┏━━

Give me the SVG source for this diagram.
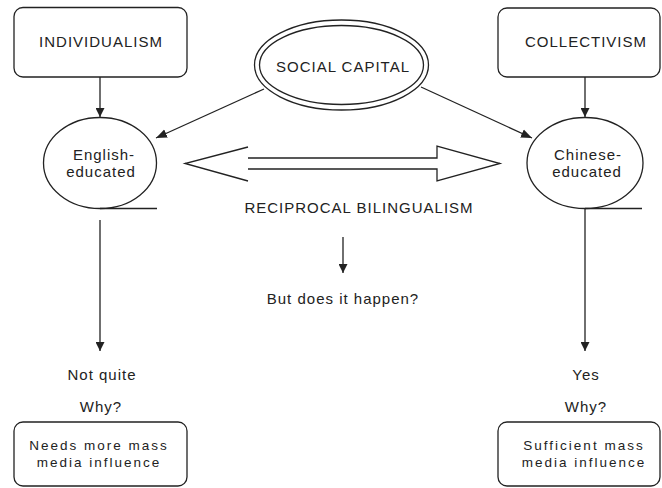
<svg xmlns="http://www.w3.org/2000/svg" width="662" height="488" viewBox="0 0 662 488">
<defs>
<style>
.box{fill:#fff;stroke:#222;stroke-width:1.3}
.ln{fill:none;stroke:#222;stroke-width:1.3}
.t{font-family:"Liberation Sans",Arial,sans-serif;font-size:15px;fill:#222;text-anchor:middle;letter-spacing:1px}
.s{font-size:13.5px;letter-spacing:2px}
</style>
<marker id="ah" viewBox="0 0 10 10" refX="10" refY="5" markerWidth="9" markerHeight="9" markerUnits="userSpaceOnUse" orient="auto">
<path d="M0,0 L10,5 L0,10 Z" fill="#222"/>
</marker>
<marker id="ah2" viewBox="0 0 10 10" refX="10" refY="5" markerWidth="11" markerHeight="11" markerUnits="userSpaceOnUse" orient="auto">
<path d="M0,1 L10,5 L0,9 Z" fill="#222"/>
</marker>
</defs>
<rect width="662" height="488" fill="#fff"/>

<g id="individualism">
<rect class="box" x="14" y="7.5" width="173" height="69.5" rx="9"/>
<text class="t" x="101" y="47">INDIVIDUALISM</text>
</g>
<g id="collectivism">
<rect class="box" x="498" y="8" width="162" height="69" rx="9"/>
<text class="t" x="586" y="47">COLLECTIVISM</text>
</g>
<g id="social-capital">
<ellipse class="box" cx="341.5" cy="65" rx="87" ry="45"/>
<ellipse class="ln" cx="341.5" cy="65" rx="82" ry="39.5"/>
<text class="t" x="343" y="72">SOCIAL CAPITAL</text>
</g>
<g id="english-educated">
<ellipse class="box" cx="100" cy="163" rx="56.5" ry="45.5"/>
<line class="ln" x1="100" y1="208.5" x2="157" y2="208.5"/>
<text class="t" x="104" y="160">English-</text>
<text class="t" x="101" y="177">educated</text>
</g>
<g id="chinese-educated">
<ellipse class="box" cx="585" cy="163" rx="58" ry="45.5"/>
<line class="ln" x1="585" y1="208.5" x2="642" y2="208.5"/>
<text class="t" x="588" y="160">Chinese-</text>
<text class="t" x="587" y="177">educated</text>
</g>
<g id="reciprocal-bilingualism">
<path class="ln" d="M248,147 L185,163.5 L248,181 M248,158 L437,158 L437,146 L500,163.5 L437,181 L437,169 L248,169"/>
<text class="t" x="359" y="213">RECIPROCAL BILINGUALISM</text>
</g>
<g id="question">
<text class="t" x="343" y="304">But does it happen?</text>
</g>
<g id="not-quite">
<text class="t" x="102" y="380">Not quite</text>
<text class="t" x="101" y="412">Why?</text>
</g>
<g id="yes">
<text class="t" x="586" y="380">Yes</text>
<text class="t" x="586" y="412">Why?</text>
</g>
<g id="needs-more">
<rect class="box" x="14" y="422" width="173" height="64" rx="9"/>
<text class="t s" x="99" y="450">Needs more mass</text>
<text class="t s" x="99" y="466.5">media influence</text>
</g>
<g id="sufficient">
<rect class="box" x="498" y="422" width="162" height="64" rx="9"/>
<text class="t s" x="584" y="450">Sufficient mass</text>
<text class="t s" x="584" y="466.5">media influence</text>
</g>

<g id="connectors">
<line class="ln" x1="100" y1="77" x2="100" y2="117" marker-end="url(#ah)"/>
<line class="ln" x1="585" y1="77" x2="585" y2="117" marker-end="url(#ah)"/>
<line class="ln" x1="264" y1="89" x2="156" y2="138" marker-end="url(#ah2)"/>
<line class="ln" x1="421" y1="87" x2="532" y2="138" marker-end="url(#ah2)"/>
<line class="ln" x1="100" y1="220" x2="100" y2="351" marker-end="url(#ah)"/>
<line class="ln" x1="585" y1="209" x2="585" y2="351" marker-end="url(#ah)"/>
<line class="ln" x1="343" y1="237" x2="343" y2="273" marker-end="url(#ah)"/>
</g>
</svg>
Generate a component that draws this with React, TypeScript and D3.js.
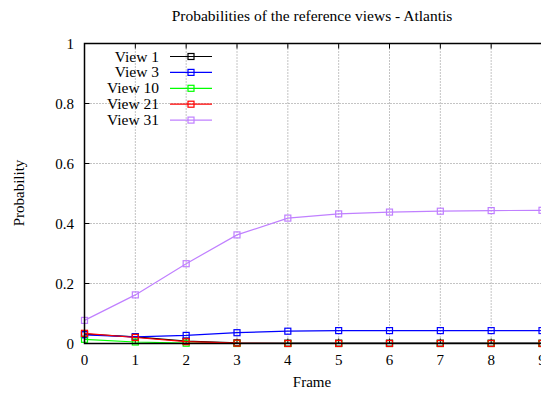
import React from "react";
import * as d3 from "d3";

const frames = [0, 1, 2, 3, 4, 5, 6, 7, 8, 9];
const view1 = [0.031, 0.022, 0.008, 0.002, 0.001, 0.001, 0.001, 0.001, 0.001, 0.001];
const view3 = [0.029, 0.022, 0.027, 0.036, 0.041, 0.043, 0.043, 0.043, 0.043, 0.043];
const view10 = [0.014, 0.005, 0.001, 0.0, 0.0, 0.0, 0.0, 0.0, 0.0, 0.0];
const view21 = [0.034, 0.02, 0.006, 0.001, 0.0, 0.0, 0.0, 0.0, 0.0, 0.0];
const view31 = [0.077, 0.162, 0.266, 0.362, 0.418, 0.432, 0.438, 0.441, 0.443, 0.444];
const yTicks = [0, 0.2, 0.4, 0.6, 0.8, 1];
const yTickLabels = ["0", "0.2", "0.4", "0.6", "0.8", "1"];
const seriesNames = ["View 1", "View 3", "View 10", "View 21", "View 31"];
const seriesColors = ["#000000", "#0000ff", "#00ff00", "#ff0000", "#c080ff"];
const seriesValues = [view1, view3, view10, view21, view31];

const W = 541;
const H = 393;
const FONT = "'Liberation Serif', 'DejaVu Serif', serif";

export default function App() {
  const x = d3.scaleLinear().domain([0, 9]).range([84.5, 542]);
  const y = d3.scaleLinear().domain([0, 1]).range([343.5, 43.5]);
  const line = d3
    .line<number>()
    .x((_, i) => x(frames[i]))
    .y((d) => y(d));

  const legendRowY = (i: number) => 56.5 + i * 15.9;

  return (
    <svg width={W} height={H} style={{ position: "absolute", left: 0, top: 0, background: "#fff" }} fontFamily={FONT}>
      <rect x={0} y={0} width={W} height={H} fill="#fff" />
      {/* grid */}
      {frames.slice(1).map((f) => (
        <line key={"gx" + f} x1={x(f)} x2={x(f)} y1={y(0)} y2={y(1)} stroke="#888" strokeWidth={1} strokeDasharray="1,2" />
      ))}
      {yTicks.slice(1, -1).map((t) => (
        <line key={"gy" + t} x1={x(0)} x2={x(9)} y1={y(t)} y2={y(t)} stroke="#888" strokeWidth={1} strokeDasharray="1,2" />
      ))}
      {/* ticks */}
      {frames.map((f) => (
        <g key={"tx" + f}>
          <line x1={x(f)} x2={x(f)} y1={y(0)} y2={y(0) - 5} stroke="#000" />
          <line x1={x(f)} x2={x(f)} y1={y(1)} y2={y(1) + 5} stroke="#000" />
          <text x={x(f)} y={365} fontSize={15} textAnchor="middle" fill="#000">
            {f}
          </text>
        </g>
      ))}
      {yTicks.map((t, i) => (
        <g key={"ty" + t}>
          <line x1={x(0)} x2={x(0) + 5} y1={y(t)} y2={y(t)} stroke="#000" />
          <text x={74} y={y(t) + 5} fontSize={15} textAnchor="end" fill="#000">
            {yTickLabels[i]}
          </text>
        </g>
      ))}
      {/* series */}
      {seriesValues.map((vals, si) => (
        <g key={"s" + si}>
          <path d={line(vals) || ""} fill="none" stroke={seriesColors[si]} strokeWidth={1.2} />
          {vals.map((v, i) => (
            <rect key={i} x={x(frames[i]) - 3} y={y(v) - 3} width={6} height={6} fill="none" stroke={seriesColors[si]} strokeWidth={1.2} />
          ))}
        </g>
      ))}
      {/* border */}
      <path d={`M${x(9)},${y(1)} H${x(0)} V${y(0)} H${x(9)}`} fill="none" stroke="#000" strokeWidth={1.5} />
      <line x1={x(9)} x2={x(9)} y1={y(0)} y2={y(1)} stroke="#000" strokeWidth={1.5} />
      {/* legend */}
      {seriesNames.map((n, i) => (
        <g key={"l" + i}>
          <text x={159} y={legendRowY(i) + 5} fontSize={15.5} textAnchor="end" fill="#000">
            {n}
          </text>
          <line x1={170} x2={212} y1={legendRowY(i)} y2={legendRowY(i)} stroke={seriesColors[i]} strokeWidth={1.2} />
          <rect x={188} y={legendRowY(i) - 3} width={6} height={6} fill="none" stroke={seriesColors[i]} strokeWidth={1.2} />
        </g>
      ))}
      {/* titles */}
      <text x={312} y={21} fontSize={15.5} textAnchor="middle" fill="#000">
        Probabilities of the reference views - Atlantis
      </text>
      <text x={312} y={387} fontSize={15} textAnchor="middle" fill="#000">
        Frame
      </text>
      <text transform={`translate(24,193) rotate(-90)`} fontSize={15} textAnchor="middle" fill="#000">
        Probability
      </text>
    </svg>
  );
}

┗━━

> **What is needed**
Give only the number of lines in the records that include the word "this".

> **Solution**
2